Just like standalone drives, the advantage of distributed drives is reduced wiring and increased reliability. Another big advantage, particularly compared to a multi-axis motion card approach, is scalability, and motor interchangeability. Adding an axis in a distributed network is simple, since each drive tends to be a single axis module.
Towards an integrated society
The fourth major type of motion controller is the integrated motion card. In this approach, shown in figure 4, the amplifiers are integrated directly onto the card. This combines the easy synchronization capability of multi-axis motion cards with the reliability advantages of drives.
A big advantage of this approach is easy servicing and very low cost, since there are no separate amplifiers to purchase. The main disadvantage is that the motor drive power levels tend to be low, since high switching voltages and heat are difficult to combine reliably with sensitive digital logic circuitry. Another important consideration is that the total number of possible combinations of motion computing platforms, amplifier power levels, and motor types, is extensive. Because of this, integrated motion cards tend to be designed for a specific application, rather than purchased off-the-shelf.
Such a custom card design can be a major undertaking, because algorithms for profiling and servo loop closure can be complex. The availability of off-the-shelf motion processor ICs greatly simplifies the task however. These ICs, available from a number of vendors, provide built-in functions such as trajectory generation, servo loop closure, commutation, and other functions.
Choose one and call me in the morning
When should a particular architectural approach be used over another? There are no automatic answers, and sometimes two architectures can be used with success for a given application. In general terms, the more cost-sensitive the application, the more likely it is that designing a card will make sense, and if possible, integrating on-board amplifiers. Using this approach you can choose exactly the connectors you want, and size the card's form factor for your own application.
Highly synchronized systems involving higher power motors, such as machine tools, will gravitate toward either multi-axis motion cards, or increasingly, toward tightly-coupled distributed drives. While not cheap, these drives allow a lot of flexibility in motor type and power range. Since this is a tightly-coupled approach, you will still need to purchase a motion control card for overall path generation, and to coordinate the tiny move segments executed by each drive.
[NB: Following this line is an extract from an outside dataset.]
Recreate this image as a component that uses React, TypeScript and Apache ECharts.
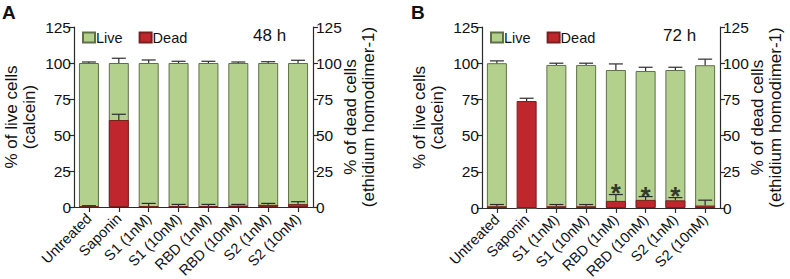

A large number of applications such as medical automation, semiconductor automation, scientific instrumentation, and lowpower general automation, are well-served by loosely-coupled distributed drives, or by multi-axis motion cards. Considerations that push the solution toward distributed drives include larger number of axes, and use of two or more different motor types. Considerations that tilt the solution toward multi-axis cards are the need for synchronization.